The defect indeed is caused by the same logic and limitations that cause #336.

The possible workaround:

If autoscale disabled

Initial deployment creation

Topology elements (tiers) with non-zero sizes have to be listed in alphabetical order of their id fields.

Update - new tier adding

add new tier in the end of the tolology list (that is already sorted by alphabetical order)
run terraform apply
reorder the topology list in alphabetical order
check that there are no pending changes by terraform plan - it should output empty diff

Update - removing existing tier

set the tier's size to 0
run terraform apply
remove tier from the topology list
check that there are no pending changes - terraform plan should output empty diff

If autoscale enabled

The idea is the same but applies to all tiers that either have non-zero sizes or can be resized by auto scaling (it happens when a corresponding deployment template specifies non-zero autoscaling_max for the tier) - all these tiers should be listed in alphabetical order of their id fields, even if their blocks don't specify other fields beside id.

However, if the tier's size is zero and a corresponding deployment template doesn't specify autoscaling_max for the tier or its value is zero, the tier should be omitted from the topology list.

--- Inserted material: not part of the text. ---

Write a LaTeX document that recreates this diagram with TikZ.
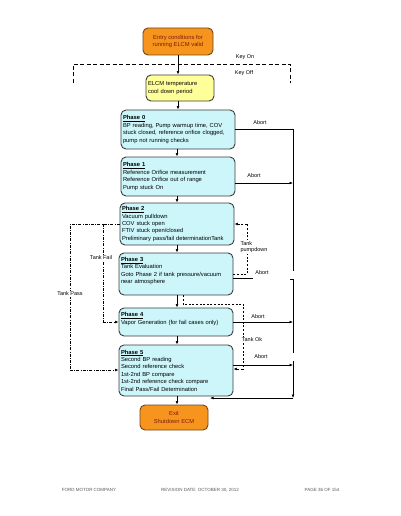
\documentclass[tikz,border=0pt]{standalone}
\usepackage{fontspec}
\setmainfont{Liberation Sans}
\usetikzlibrary{arrows.meta}
\definecolor{cyanfill}{RGB}{204,246,250}
\definecolor{boxline}{RGB}{60,60,60}
\definecolor{orangefill}{RGB}{247,148,30}
\definecolor{orangeline}{RGB}{110,70,25}
\definecolor{orangetext}{RGB}{120,30,10}
\definecolor{yellowfill}{RGB}{255,255,153}
\definecolor{footgray}{RGB}{90,90,90}
\begin{document}
\begin{tikzpicture}[x=1pt,y=-1pt,
  box/.style={draw=boxline, line width=0.9pt, rounded corners=5pt, inner sep=2pt, font=\fontsize{5.8}{7.4}\selectfont},
  phase/.style={box, fill=cyanfill, text width=110pt, align=left},
  orangebox/.style={box, draw=orangeline, fill=orangefill, text=orangetext, align=center},
  yellowbox/.style={box, fill=yellowfill, align=left},
  arr/.style={-{Latex[length=3.5pt,width=2.8pt]}, line width=0.6pt},
  ln/.style={line width=0.6pt},
  lab/.style={font=\fontsize{5.5}{6.6}\selectfont, inner sep=0.8pt},
  wlab/.style={lab, fill=white},
  keydash/.style={line width=0.9pt, dash pattern=on 4pt off 2.5pt},
  dsh/.style={line width=0.6pt, dash pattern=on 2pt off 1.6pt},
  dd/.style={line width=0.6pt, dash pattern=on 3pt off 1.4pt on 0.6pt off 1.4pt},
  foot/.style={font=\fontsize{4.5}{5}\selectfont, text=footgray, inner sep=0pt}]
\useasboundingbox (0,0) rectangle (400,516);

% boxes
\node[orangebox, minimum width=70pt, minimum height=27pt] (entry) at (178,41.5) {Entry conditions for\\running ELCM valid};
\node[yellowbox, text width=64pt, minimum height=26pt] (elcm) at (180,88) {ELCM temperature\\cool down period};
\node[phase, minimum height=39pt] (p0) at (178,129.5) {\underline{\textbf{Phase 0}}\\BP reading, Pump warmup time, COV\\stuck closed, reference orifice clogged,\\pump not running checks};
\node[phase, minimum height=39pt] (p1) at (178,176.5) {\underline{\textbf{Phase 1}}\\Reference Orifice measurement\\Reference Orifice out of range\\Pump stuck On};
\node[phase, minimum height=42pt] (p2) at (177,224) {\underline{\textbf{Phase 2}}\\Vacuum pulldown\\COV stuck open\\FTIV stuck open/closed\\Preliminary pass/fail determinationTank};
\node[phase, minimum height=42pt] (p3) at (176,274) {\underline{\textbf{Phase 3}}\\Tank Evaluation\\Goto Phase 2 if tank pressure/vacuum\\near atmosphere\\\mbox{}};
\node[phase, minimum height=28pt] (p4) at (176,322) {\underline{\textbf{Phase 4}}\\Vapor Generation (for fail cases only)\\\mbox{}};
\node[phase, minimum height=51pt] (p5) at (176,370.5) {\underline{\textbf{Phase 5}}\\Second BP reading\\Second reference check\\1st-2nd BP compare\\1st-2nd reference check compare\\Final Pass/Fail Determination};
\node[orangebox, minimum width=68pt, minimum height=25pt] (exit) at (174,417.5) {Exit\\Shutdown ECM};

% key on / key off
\coordinate (kl1) at (73,83);
\coordinate (kl0) at (73,64);
\coordinate (kr0) at (290,64);
\coordinate (kr1) at (290,83);
\draw[keydash] (kl1) -- (kl0) -- (kr0) -- (kr1);
\node[lab] (keyon) at (245,57) {Key On};
\node[lab] (keyoff) at (244,73) {Key Off};

% main flow
\draw[arr] (entry.south) -- (entry.south |- elcm.north);
\draw[arr] (p0.north |- elcm.south) -- (p0.north);
\draw[arr] (p0.south -| p2.north) -- (p1.north -| p2.north);
\draw[arr] (p1.south -| p2.north) -- (p2.north);
\draw[arr] (p2.south) -- (p2.south |- p3.north);
\draw[arr] (p3.south -| p2.south) -- (p4.north -| p2.south);
\draw[arr] (p4.south -| p2.south) -- (p5.north -| p2.south);
\draw[arr] (p5.south -| p2.south) -- (exit.north -| p2.south);

% abort lines
\coordinate (ra) at (293,271);
\coordinate (rb0) at (290,279);
\coordinate (rb1) at (293,279);
\coordinate (rb2) at (293,353);
\coordinate (rc0) at (293,361);
\coordinate (rc1) at (293,398);
\coordinate (rc2) at (210,398);
\coordinate (p3ab) at (253,278);
\draw[ln] (p0.east) -- (p0.east -| ra) -- (ra);
\draw[arr] ([yshift=-6.5pt]p1.east) -- ([yshift=-6.5pt]p1.east -| ra);
\draw[ln] ([yshift=-4pt]p3.east) -- (p3ab);
\draw[ln] (rb0) -- (rb1) -- (rb2);
\draw[arr] (p4.east) -- (p4.east -| ra);
\draw[arr] ([yshift=5.5pt]p5.east) -- ([yshift=5.5pt]p5.east -| ra);
\draw[arr] (rc0) -- (rc1);
\draw[arr] (rc1) -- (rc2);
\node[lab] (ab0) at (260,123) {Abort};
\node[lab] (ab1) at (254,176) {Abort};
\node[lab] (ab3) at (262,273) {Abort};
\node[lab] (ab4) at (258,317) {Abort};
\node[lab] (ab5) at (261,357) {Abort};

% tank pumpdown
\coordinate (tp0) at (247,274);
\coordinate (tp1) at (247,224);
\draw[dsh] (p3.east) -- (tp0) -- (tp1);
\draw[dsh, arr] (tp1) -- (p2.east);
\node[wlab, align=left] (tpd) at (254,247) {Tank\\pumpdown};

% tank ok
\coordinate (to0) at (183,304);
\coordinate (to1) at (243,304);
\coordinate (to2) at (243,369);
\draw[dsh] (p3.south -| to0) -- (to0) -- (to1) -- (to2);
\draw[dsh, arr] (to2) -- (to2 -| p5.east);
\node[wlab] (tok) at (252,340) {Tank Ok};

% tank fail / tank pass
\coordinate (tf0) at (103,224);
\coordinate (tf1) at (103,322);
\coordinate (tpa0) at (70,224);
\coordinate (tpa1) at (70,370);
\draw[dd] (p2.west) -- (tpa0) -- (tpa1);
\draw[dd, arr] (tpa1) -- (tpa1 -| p5.west);
\draw[dd] (tf0) -- (tf1);
\draw[dd, arr] (tf1) -- (p4.west);
\node[wlab] (tfail) at (101,258) {Tank Fail};
\node[wlab] (tpass) at (70,294) {Tank Pass};

% footer
\node[foot] (f1) at (89,490) {FORD MOTOR COMPANY};
\node[foot] (f2) at (200,490) {REVISION DATE: OCTOBER 30, 2012};
\node[foot] (f3) at (322,490) {PAGE 36 OF 154};
\end{tikzpicture}
\end{document}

Also, make sure to ignore size attributes if you'd like to specify initial sizes for tiers - the sized can be changed later on by the autoscaler e.g. the snippet ignores updates of sizes of the 2nd and 4th entries of the topology list:

  lifecycle {
    ignore_changes = [
      elasticsearch[0].topology[2].size,
      elasticsearch[0].topology[4].size
    ]
  }

Sep 05 '22 12:09 dimuon

Closed by https://github.com/elastic/terraform-provider-ec/pull/567

Mar 01 '23 15:03 dimuon